Recensioni a “E venni al mondo” di Barbara Buoso

“E venni al mondo” di Barbara Buoso

Recensioni

Sono stata in Polesine la prima volta nell’estate del ‘98: a Rovigo ho preso un localissimo che indolentemente, fermando di stazioncina in stazioncina, mi ha portata fino a Loreo.
Il primo impatto è stato con ciò che non stava al di là dal finestrino: le montagne. Ne ho ricavato il disagio che sempre mi danno i paesaggi dove l’orizzonte non fa muro ma – liscio e piano – costringe gli occhi a guardare fino al non più visibile. Fino a sfiancarsi.

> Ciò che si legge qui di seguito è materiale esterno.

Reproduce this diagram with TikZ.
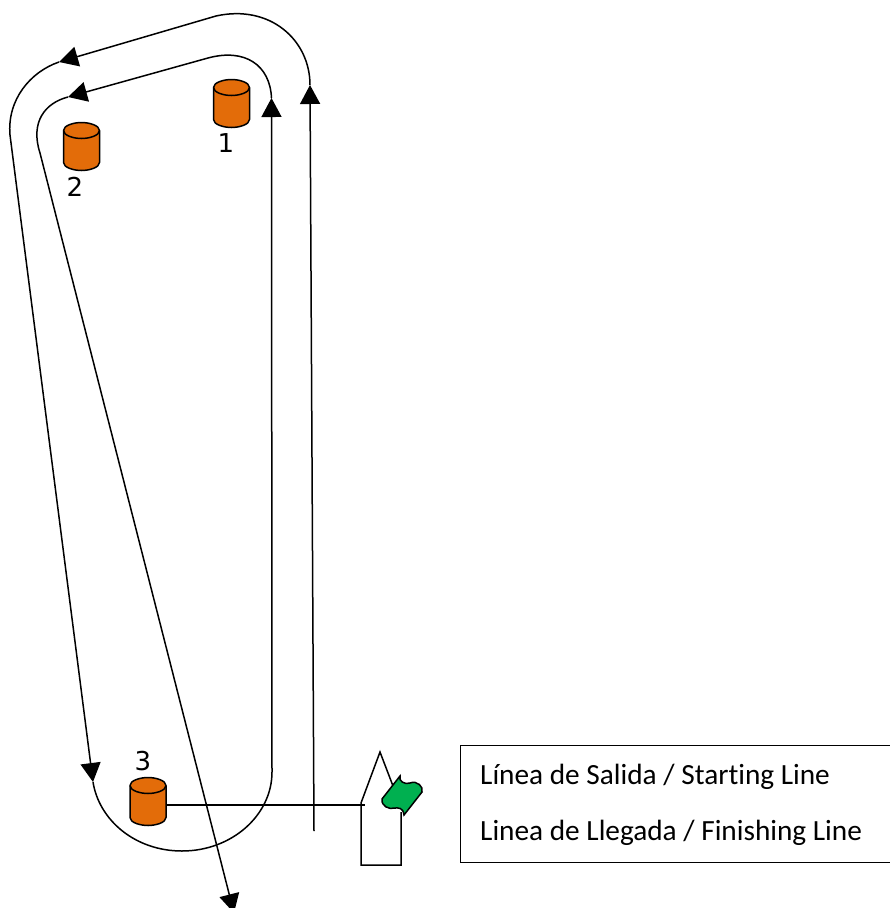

Giù dal treno, il caldo. Che in Polesine zavorra il petto, per via dell’umido che sale dal Po: da quel fiume immoto, nebbioso fino al parossismo d’inverno, che d’estate richiama le zanzare – tante, ovunque, e rabbiose.
Nei pressi di Loreo, l’odore stomachevole della massa cotta: erano gli anni in cui lo zuccherificio Eridania ancora pompava. Adesso è un rudere sull’argine (spazio indeciso, detto con clemenza).

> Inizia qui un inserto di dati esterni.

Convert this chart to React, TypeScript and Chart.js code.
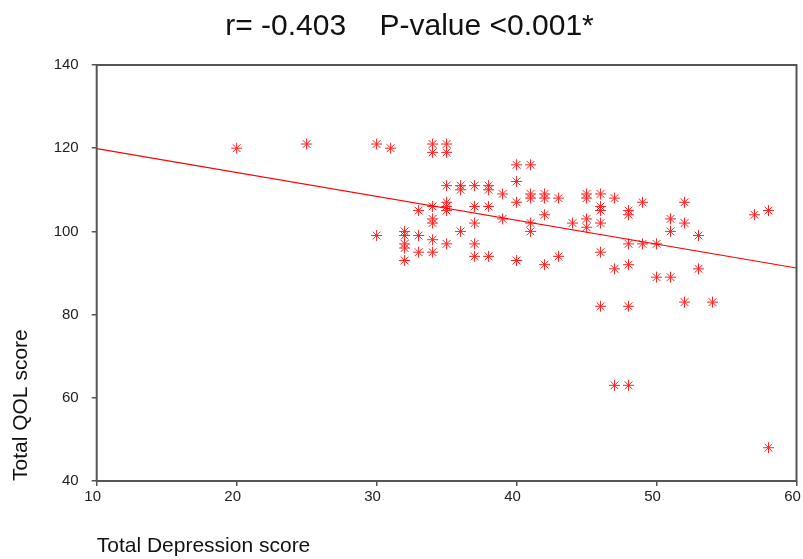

Come si fa a vivere qui, ho pensato.
Ieri sera ho letto tutto di un fiato il bellissimo romanzo di Barbara Buoso: “E venni al mondo” (Apogeo Editore). Non poteva che essere ambientato lì, mi sono detta.
“E venni al mondo” non è tanto la storia di chi fugge da un posto – Polesine o altro che sia. È la storia di chi fugge – anzi, si libera – dal se stesso-guscio che poi è il se stesso-gabbia, la crisalide eterna: le aspettative delle famiglie, le chiacchiere, una certa weltanschauung da cui sembra impossibile prescindere. Per diventare, come Marzia e Medusa (ma specialmente Medusa: donna in un corpo di uomo), non ciò che si deve ma ciò che, nell’accettare di essere viventi oltre che vivi, con indecenza si desidera.